▶ WRITTEN PROBLEM
In the entries below, find the lines with the word "that" and copy them.

▶ INPUT

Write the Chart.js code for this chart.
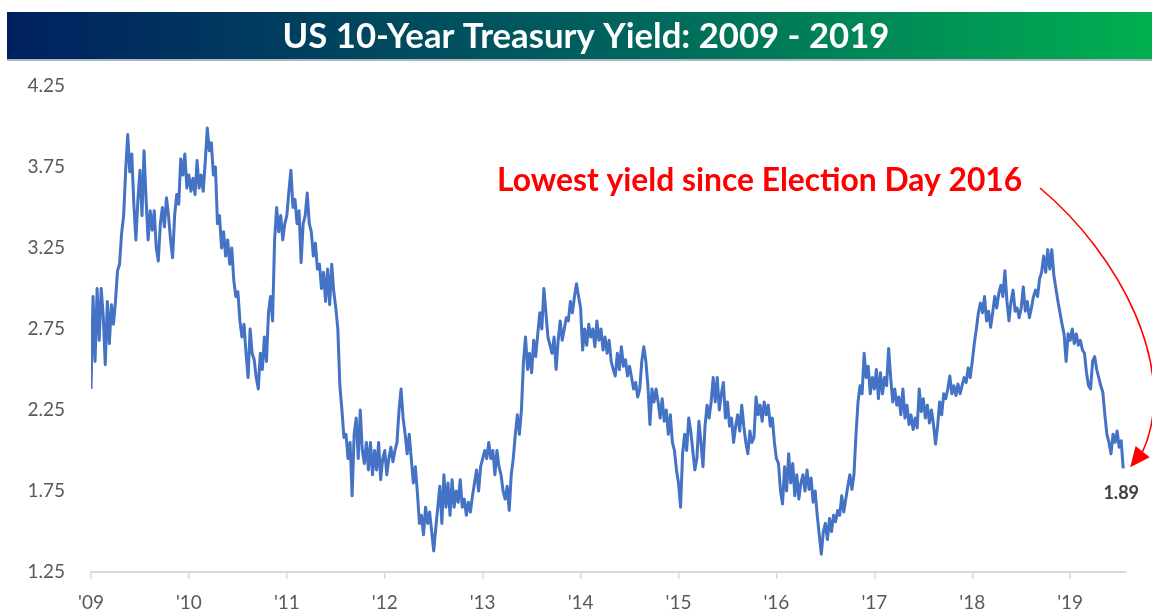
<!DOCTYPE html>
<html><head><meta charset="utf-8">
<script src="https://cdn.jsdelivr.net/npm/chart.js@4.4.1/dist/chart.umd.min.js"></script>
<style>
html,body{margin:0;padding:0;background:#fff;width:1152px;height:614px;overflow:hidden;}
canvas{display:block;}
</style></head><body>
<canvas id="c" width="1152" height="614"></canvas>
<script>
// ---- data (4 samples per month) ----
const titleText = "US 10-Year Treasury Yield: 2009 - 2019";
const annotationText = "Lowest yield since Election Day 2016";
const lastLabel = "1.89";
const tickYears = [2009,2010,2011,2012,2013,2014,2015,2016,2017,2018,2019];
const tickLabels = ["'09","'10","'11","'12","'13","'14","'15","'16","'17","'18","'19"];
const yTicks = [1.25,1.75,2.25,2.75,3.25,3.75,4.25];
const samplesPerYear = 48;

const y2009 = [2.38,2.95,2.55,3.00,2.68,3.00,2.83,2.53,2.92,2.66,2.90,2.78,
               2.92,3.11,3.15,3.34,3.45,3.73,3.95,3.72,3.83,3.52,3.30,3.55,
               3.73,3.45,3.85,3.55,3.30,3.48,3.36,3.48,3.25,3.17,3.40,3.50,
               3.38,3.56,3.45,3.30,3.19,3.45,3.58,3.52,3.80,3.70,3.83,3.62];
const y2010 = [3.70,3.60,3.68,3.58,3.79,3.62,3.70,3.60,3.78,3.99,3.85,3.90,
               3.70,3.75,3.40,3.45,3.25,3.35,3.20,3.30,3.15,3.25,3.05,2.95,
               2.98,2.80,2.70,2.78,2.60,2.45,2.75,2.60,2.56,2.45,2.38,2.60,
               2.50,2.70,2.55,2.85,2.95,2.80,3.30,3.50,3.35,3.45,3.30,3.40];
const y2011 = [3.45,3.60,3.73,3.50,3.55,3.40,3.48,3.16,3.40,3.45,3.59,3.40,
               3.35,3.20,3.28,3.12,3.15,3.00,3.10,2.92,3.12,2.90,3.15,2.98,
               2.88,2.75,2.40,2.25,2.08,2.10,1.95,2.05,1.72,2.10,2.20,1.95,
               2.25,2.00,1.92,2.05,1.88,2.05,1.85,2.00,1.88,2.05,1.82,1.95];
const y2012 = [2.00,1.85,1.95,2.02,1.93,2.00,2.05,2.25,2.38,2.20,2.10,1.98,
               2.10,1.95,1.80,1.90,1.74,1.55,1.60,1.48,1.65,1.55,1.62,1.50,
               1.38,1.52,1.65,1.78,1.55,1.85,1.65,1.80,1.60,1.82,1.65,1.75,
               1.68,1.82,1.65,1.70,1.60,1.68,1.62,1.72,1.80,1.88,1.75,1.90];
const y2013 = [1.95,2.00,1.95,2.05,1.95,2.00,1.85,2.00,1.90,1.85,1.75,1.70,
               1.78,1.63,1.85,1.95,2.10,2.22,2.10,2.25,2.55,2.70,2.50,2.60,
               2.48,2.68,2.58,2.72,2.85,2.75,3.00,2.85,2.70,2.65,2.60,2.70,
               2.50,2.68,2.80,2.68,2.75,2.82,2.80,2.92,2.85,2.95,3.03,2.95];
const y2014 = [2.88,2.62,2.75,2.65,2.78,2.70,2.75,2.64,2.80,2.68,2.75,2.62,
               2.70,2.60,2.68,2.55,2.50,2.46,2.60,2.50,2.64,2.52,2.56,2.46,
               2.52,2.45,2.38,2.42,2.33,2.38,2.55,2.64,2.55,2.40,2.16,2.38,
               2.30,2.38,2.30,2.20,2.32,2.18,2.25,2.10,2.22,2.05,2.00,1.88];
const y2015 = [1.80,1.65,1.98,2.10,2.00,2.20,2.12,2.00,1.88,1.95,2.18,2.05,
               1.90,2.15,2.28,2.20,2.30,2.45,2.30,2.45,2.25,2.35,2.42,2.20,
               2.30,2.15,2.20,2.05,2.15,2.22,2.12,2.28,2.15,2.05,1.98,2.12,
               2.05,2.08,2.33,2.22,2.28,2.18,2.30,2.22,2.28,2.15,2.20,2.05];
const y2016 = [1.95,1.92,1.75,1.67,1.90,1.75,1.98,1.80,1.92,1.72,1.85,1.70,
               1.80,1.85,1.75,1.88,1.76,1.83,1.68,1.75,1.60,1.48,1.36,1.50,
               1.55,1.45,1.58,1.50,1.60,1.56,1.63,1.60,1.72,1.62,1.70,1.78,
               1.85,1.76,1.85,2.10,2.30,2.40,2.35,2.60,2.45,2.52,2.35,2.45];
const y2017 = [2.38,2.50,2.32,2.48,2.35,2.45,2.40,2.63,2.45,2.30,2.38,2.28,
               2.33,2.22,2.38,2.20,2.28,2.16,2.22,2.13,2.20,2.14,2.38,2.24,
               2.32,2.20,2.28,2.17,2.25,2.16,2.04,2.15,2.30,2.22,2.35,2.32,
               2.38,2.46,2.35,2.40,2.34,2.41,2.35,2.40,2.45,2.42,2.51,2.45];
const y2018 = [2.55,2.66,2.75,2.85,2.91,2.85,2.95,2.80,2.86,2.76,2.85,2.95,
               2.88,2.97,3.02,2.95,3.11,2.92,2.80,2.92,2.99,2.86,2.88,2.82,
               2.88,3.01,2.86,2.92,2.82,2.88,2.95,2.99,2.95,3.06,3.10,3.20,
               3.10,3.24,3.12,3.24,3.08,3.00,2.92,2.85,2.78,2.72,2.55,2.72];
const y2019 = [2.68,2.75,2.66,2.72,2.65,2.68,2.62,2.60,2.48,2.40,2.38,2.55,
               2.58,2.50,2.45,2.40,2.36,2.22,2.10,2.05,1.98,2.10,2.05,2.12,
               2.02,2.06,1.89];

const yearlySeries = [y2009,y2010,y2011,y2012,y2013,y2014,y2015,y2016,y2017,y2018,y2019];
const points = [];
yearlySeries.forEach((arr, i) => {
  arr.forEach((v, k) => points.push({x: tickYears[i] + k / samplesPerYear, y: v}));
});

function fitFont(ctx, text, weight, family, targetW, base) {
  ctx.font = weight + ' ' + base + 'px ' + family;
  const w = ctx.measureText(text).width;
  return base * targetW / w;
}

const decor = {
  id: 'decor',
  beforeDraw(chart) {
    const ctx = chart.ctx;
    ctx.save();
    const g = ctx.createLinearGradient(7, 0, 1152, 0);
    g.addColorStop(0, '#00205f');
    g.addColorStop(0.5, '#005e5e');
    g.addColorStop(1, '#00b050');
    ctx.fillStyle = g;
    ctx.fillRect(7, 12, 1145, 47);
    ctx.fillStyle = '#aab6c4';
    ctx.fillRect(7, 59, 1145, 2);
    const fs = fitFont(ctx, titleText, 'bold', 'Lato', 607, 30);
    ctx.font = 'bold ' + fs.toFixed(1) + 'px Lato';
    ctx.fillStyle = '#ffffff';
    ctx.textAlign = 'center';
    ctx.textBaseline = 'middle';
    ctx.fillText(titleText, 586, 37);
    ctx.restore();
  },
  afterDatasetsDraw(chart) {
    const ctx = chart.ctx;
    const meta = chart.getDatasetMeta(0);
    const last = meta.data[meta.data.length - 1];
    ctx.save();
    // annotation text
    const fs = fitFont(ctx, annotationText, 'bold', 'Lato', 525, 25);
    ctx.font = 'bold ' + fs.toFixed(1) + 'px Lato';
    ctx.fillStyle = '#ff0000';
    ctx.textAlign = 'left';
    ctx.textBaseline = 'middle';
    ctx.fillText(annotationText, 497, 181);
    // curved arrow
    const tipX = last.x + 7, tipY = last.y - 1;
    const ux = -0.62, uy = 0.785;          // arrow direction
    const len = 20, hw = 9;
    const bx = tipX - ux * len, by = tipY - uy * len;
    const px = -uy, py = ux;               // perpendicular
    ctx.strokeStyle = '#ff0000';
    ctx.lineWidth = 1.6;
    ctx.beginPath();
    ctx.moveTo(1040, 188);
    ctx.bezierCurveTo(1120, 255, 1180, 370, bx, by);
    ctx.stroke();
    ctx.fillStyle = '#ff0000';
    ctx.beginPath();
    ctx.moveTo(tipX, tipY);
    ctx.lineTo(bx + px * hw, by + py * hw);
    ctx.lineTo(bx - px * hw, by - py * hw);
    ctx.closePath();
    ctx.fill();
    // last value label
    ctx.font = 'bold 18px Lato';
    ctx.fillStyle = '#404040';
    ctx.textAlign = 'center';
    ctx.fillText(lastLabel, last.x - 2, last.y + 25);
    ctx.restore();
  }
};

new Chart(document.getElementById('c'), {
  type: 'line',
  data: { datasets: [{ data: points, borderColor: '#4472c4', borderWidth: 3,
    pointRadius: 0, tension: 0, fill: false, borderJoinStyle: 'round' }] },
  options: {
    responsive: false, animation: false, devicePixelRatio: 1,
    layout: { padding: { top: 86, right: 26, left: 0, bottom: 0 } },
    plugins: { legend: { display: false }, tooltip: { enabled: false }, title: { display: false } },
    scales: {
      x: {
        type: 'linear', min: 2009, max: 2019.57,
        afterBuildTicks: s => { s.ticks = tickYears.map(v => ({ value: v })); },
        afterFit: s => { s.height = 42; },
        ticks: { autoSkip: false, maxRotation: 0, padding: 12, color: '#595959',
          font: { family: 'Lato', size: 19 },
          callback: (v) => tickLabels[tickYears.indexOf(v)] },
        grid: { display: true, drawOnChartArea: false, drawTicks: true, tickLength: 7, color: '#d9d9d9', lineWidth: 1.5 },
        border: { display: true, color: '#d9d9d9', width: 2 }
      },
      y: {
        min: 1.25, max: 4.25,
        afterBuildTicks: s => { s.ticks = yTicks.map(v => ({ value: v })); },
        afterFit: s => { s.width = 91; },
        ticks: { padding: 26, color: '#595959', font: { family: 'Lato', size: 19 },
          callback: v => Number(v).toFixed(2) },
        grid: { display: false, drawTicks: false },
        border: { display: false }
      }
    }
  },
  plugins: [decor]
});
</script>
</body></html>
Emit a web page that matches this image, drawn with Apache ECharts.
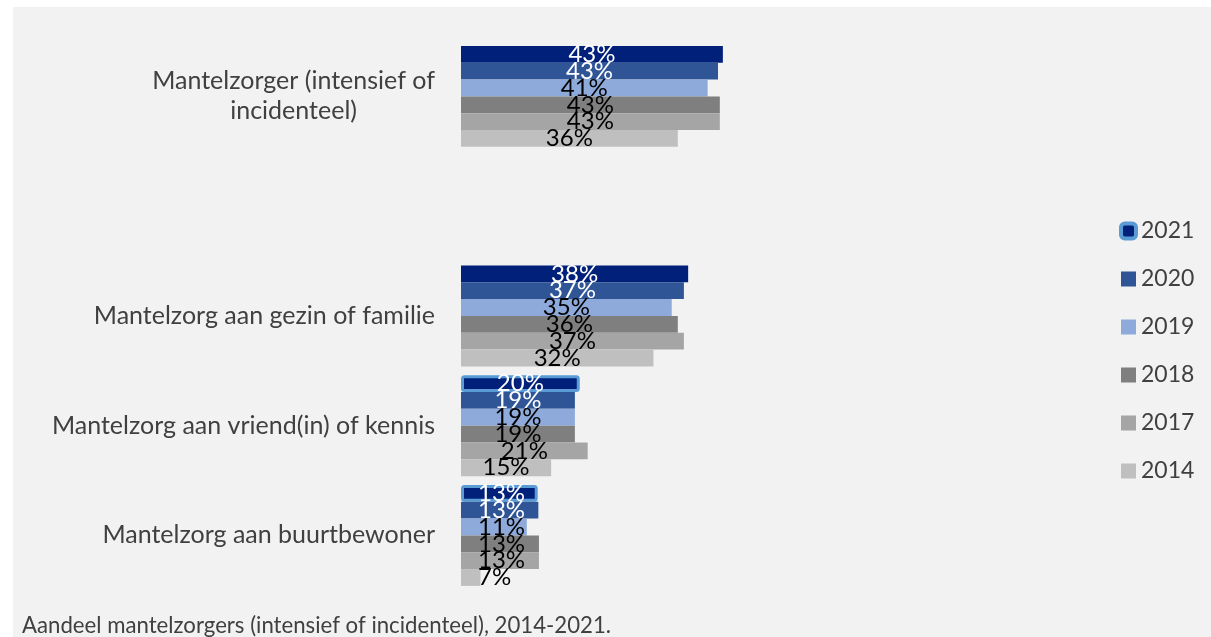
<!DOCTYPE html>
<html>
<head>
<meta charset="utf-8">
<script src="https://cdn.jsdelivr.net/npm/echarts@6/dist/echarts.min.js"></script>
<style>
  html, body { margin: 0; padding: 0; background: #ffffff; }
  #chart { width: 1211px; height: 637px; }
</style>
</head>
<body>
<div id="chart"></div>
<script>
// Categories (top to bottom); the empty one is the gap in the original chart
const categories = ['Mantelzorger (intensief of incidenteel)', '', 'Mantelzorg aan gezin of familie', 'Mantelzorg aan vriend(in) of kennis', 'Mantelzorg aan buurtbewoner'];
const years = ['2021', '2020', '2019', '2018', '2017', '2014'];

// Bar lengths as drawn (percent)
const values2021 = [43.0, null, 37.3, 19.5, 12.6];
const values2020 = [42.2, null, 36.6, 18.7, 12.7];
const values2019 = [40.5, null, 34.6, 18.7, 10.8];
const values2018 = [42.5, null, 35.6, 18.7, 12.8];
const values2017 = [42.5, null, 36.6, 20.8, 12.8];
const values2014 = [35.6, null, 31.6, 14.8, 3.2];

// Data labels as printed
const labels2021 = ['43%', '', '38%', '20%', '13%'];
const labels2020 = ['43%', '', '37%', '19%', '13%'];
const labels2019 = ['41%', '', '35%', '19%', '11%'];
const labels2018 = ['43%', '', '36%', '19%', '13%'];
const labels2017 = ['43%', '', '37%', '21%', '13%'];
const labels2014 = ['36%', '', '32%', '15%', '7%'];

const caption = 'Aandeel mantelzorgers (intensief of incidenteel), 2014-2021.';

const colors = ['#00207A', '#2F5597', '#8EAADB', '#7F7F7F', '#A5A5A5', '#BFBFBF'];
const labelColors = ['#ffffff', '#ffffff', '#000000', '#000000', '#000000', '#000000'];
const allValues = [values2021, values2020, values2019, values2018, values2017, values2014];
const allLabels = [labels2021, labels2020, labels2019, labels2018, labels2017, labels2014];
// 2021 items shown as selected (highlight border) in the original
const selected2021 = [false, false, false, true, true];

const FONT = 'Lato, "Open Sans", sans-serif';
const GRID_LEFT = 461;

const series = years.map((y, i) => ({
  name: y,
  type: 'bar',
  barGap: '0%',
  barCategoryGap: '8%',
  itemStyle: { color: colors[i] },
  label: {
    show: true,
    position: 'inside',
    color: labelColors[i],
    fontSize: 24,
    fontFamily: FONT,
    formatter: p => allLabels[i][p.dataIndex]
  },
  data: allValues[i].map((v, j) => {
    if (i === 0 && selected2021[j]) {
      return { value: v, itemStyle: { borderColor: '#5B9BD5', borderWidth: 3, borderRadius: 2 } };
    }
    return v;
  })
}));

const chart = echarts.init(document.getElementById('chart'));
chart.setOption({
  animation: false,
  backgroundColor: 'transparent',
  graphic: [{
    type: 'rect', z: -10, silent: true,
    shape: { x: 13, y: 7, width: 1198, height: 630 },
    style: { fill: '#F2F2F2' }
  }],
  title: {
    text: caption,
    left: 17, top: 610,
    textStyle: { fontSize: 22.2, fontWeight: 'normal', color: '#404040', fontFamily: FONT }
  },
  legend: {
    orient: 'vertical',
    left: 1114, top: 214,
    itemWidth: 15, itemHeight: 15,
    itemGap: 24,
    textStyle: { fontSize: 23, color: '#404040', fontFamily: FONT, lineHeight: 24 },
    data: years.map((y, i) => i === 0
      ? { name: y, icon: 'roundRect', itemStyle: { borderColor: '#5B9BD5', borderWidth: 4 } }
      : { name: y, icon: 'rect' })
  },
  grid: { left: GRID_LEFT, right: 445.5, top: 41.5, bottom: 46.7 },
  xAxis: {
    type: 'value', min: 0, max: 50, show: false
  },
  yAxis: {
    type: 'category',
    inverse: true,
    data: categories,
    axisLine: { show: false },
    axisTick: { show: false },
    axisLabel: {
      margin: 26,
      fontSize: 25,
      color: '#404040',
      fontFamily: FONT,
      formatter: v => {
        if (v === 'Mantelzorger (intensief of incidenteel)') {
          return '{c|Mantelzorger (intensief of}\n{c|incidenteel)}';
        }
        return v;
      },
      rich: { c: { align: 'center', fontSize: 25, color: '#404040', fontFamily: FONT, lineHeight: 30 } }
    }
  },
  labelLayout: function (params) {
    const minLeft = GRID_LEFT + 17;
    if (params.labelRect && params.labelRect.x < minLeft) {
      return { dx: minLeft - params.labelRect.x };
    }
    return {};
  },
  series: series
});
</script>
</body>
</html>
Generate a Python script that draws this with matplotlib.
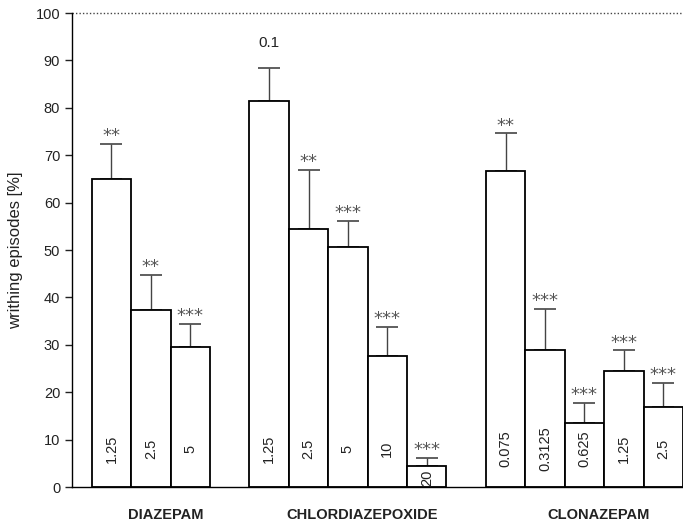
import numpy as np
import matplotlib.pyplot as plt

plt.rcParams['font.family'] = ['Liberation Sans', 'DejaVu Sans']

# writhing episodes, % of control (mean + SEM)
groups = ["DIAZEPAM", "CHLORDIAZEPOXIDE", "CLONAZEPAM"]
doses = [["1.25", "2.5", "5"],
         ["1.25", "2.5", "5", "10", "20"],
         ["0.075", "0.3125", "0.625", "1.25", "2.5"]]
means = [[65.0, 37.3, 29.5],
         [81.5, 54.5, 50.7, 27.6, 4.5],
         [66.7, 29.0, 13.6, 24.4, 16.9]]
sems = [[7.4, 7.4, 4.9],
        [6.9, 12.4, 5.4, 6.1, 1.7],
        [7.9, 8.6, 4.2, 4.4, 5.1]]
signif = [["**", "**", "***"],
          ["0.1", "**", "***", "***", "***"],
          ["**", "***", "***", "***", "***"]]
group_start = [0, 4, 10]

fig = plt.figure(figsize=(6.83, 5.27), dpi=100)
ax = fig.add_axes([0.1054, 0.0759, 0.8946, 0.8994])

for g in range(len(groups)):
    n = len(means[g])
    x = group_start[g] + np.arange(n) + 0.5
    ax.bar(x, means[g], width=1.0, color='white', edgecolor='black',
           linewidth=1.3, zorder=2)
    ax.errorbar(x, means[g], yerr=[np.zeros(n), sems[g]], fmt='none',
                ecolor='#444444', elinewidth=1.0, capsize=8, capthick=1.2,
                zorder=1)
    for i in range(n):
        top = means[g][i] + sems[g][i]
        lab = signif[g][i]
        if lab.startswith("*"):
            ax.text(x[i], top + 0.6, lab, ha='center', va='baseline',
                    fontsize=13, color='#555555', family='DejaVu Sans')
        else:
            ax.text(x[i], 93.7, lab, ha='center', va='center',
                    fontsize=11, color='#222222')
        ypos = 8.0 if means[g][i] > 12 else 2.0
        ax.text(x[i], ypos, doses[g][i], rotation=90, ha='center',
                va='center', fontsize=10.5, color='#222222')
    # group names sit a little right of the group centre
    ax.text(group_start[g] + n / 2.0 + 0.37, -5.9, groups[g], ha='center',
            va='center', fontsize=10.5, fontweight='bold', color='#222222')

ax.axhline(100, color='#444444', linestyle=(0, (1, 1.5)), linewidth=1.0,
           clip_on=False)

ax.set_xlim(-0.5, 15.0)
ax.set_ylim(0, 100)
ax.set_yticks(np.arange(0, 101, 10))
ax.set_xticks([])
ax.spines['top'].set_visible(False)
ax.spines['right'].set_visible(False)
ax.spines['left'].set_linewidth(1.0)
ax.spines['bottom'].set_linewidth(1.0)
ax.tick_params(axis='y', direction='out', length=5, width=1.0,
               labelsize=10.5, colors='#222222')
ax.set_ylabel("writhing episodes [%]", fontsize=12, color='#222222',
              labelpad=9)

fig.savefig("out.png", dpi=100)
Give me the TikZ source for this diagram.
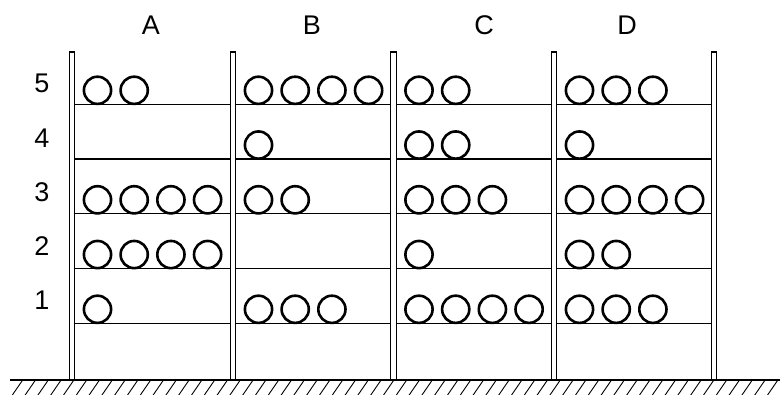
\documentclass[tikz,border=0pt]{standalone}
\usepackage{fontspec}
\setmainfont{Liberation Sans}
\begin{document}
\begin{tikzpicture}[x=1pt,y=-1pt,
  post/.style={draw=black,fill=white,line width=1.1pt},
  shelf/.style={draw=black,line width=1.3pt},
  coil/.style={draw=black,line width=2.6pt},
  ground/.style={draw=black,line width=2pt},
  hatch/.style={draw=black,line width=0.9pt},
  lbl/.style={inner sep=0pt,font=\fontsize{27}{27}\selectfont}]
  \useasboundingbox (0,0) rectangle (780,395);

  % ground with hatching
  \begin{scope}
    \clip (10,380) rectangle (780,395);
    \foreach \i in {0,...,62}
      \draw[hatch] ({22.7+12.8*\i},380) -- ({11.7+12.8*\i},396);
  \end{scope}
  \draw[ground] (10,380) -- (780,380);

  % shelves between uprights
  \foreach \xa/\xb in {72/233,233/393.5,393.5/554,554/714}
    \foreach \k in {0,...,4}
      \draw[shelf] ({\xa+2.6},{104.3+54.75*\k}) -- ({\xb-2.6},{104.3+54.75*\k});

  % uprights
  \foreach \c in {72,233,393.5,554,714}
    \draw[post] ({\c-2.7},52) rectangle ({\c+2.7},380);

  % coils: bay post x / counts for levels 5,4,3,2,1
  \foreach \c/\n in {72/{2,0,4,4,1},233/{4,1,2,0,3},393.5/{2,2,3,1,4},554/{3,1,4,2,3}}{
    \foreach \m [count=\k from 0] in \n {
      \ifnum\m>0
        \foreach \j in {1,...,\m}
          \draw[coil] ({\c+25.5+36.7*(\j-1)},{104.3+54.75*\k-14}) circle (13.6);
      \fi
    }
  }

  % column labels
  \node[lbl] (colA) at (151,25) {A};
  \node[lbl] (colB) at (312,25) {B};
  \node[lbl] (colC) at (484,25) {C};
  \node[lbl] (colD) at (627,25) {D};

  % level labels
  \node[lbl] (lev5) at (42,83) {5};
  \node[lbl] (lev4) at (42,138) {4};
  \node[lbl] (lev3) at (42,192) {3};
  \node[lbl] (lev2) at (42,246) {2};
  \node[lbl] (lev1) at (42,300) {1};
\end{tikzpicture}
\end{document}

▶ TASK ANSWER
Emit a web page that matches this image, drawn with Apache ECharts.
Generate a Python script that draws this with matplotlib.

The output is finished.